Monday, July 6, 2009
My Wimbledon top 10
Here are my top 10 Wimbledon occurrences, in ascending order:
10. This clay doesn't look right: Tour veteran and clay specialist Francesca Schiavone surprised everyone by getting to the quarterfinals of Wimbledon. She was then handily defeated by Elena Dementieva, but it was quite an accomplishment nonetheless. On her way to the final eight, she defeated Eastbourne semifinalist Aleksandra Wozniak, Michelle Larcher De Brito, 2007 Wimbledon finalist Marion Bartoli, and Eastbourne finalist Virginie Razzano.
9. Couldn't they have just washed their cars?: Building an expensive retractable roof over Centre Court did the trick--there was hardly a drop of rain during the entire tournament. The one match for which the roof was needed--and then, only briefly--was a women's match, though the roof was kept on (triggering a controversy) for a men's match.
8. Sister solidarity: Venus and Serena Williams defend their doubles title, defeating Sam Stosur and Rennae Stubbs in a lively final.
7. Au revoir?: Many of us were struck by the way Amelie Mauresmo paused and soaked in the view and the atmosphere before she left Centre Court, after her defeat by Dinara Safina. The crowd gave her a very enthusiastic farewell. Was she just touched by their affection for her, or was she taking a last look? At any rate, it was a memorable moment.

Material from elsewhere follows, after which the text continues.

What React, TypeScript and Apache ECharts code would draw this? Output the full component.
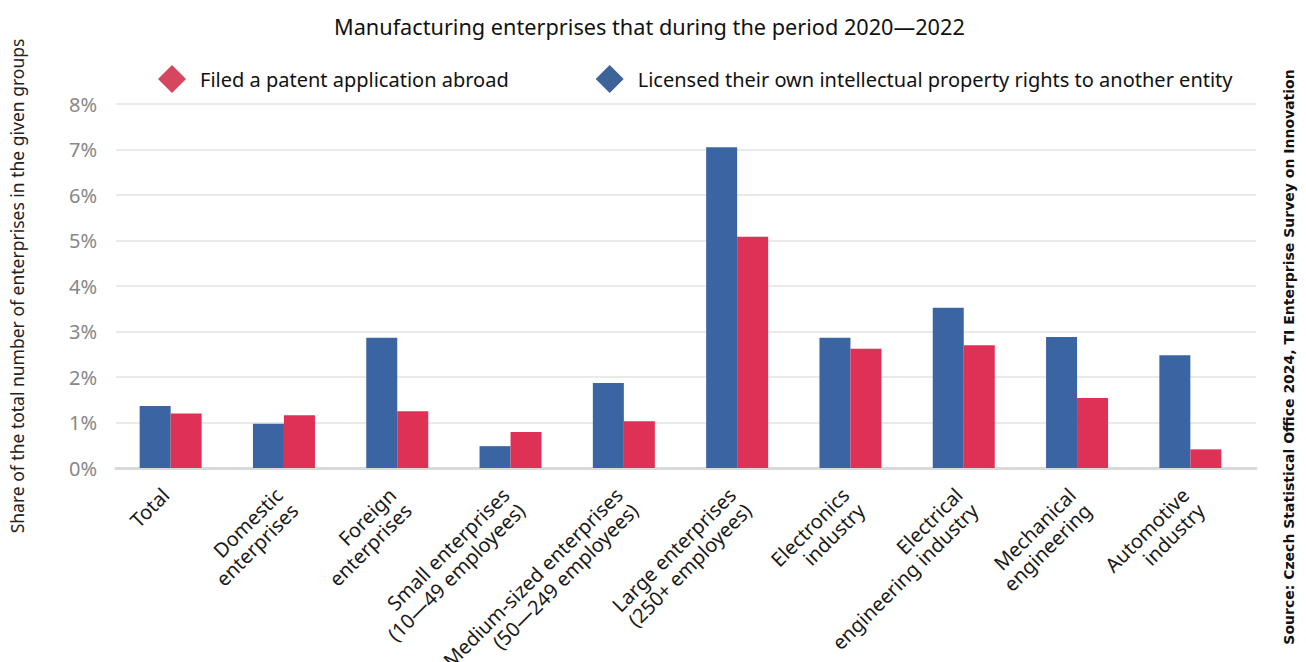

6. Remember this name: 17-year-old Melanie Oudin was due a breakthrough, and she picked a very big stage upon which to have it. The former junior world number 2 had to qualify to get into the main draw, and once she got there, she did some damage. That damage included defeating Jelena Jankovic in the third round. Oudin lost to Agnieszka Radwanska in the round of 16, but she made a big impression.
5. Service with a smile: The big-serving Sabine Lisicki, who had nothing but misfortune after she won the Family Circle Cup in April, came storming into Wimbledon with her big serve, rapid-fire groundstrokes and skillful drop shots. She took out French Open champion Svetlana Kuznetsova and Eastbourne champion Caroline Wozniacki before falling to Dinara Safina in the quarterfinals. By the time Lisicki reached her fifth round, she was visibly anxious, and she also appeared to have a bit of a fitness problem. One assumes that both of those issues will be addressed, and that Lisicki will continue to improve.
4. One is the loneliest number: World number 1 and top seed Dinara Safina, who has never cared that much for grass courts, nevertheless managed to get to the semifinals. It is easy to forget that accomplishment, however, in light of her dreadful 6-1, 6-0 loss to Venus Williams.
3. Depends on how you define "coverage": NBC executives once again saw to it that those of us who live in the U.S. would see as little live tennis as possible. Forbidding ESPN to show certain prime matches, NBC aired them after the fact, in lieu of matches that were actually in progress. To make matters much worse, U.S. viewers were suddenly--why did it take them so long?-- blocked from using the Wimbledon Live service.
2. This crown looks better with a trenchcoat: Venus Williams holds five Wimbledon titles, including the last two. Her quest to get three in a row, however, was stopped short by her pesky little sister, who took control of the championship match from the opening shot, and never let go. Serena Williams now has three Wimbledon titles, and the rest of us have to get used to looking at photos in which Venus holds the runner-up dish.
1. Instant classic: The semifinal match between Elena Dementieva and Serena Williams--the longest women's semifinal match in Wimbledon history--was a thriller of exceedingly high quality. The only thing wrong with it was that someone had to lose.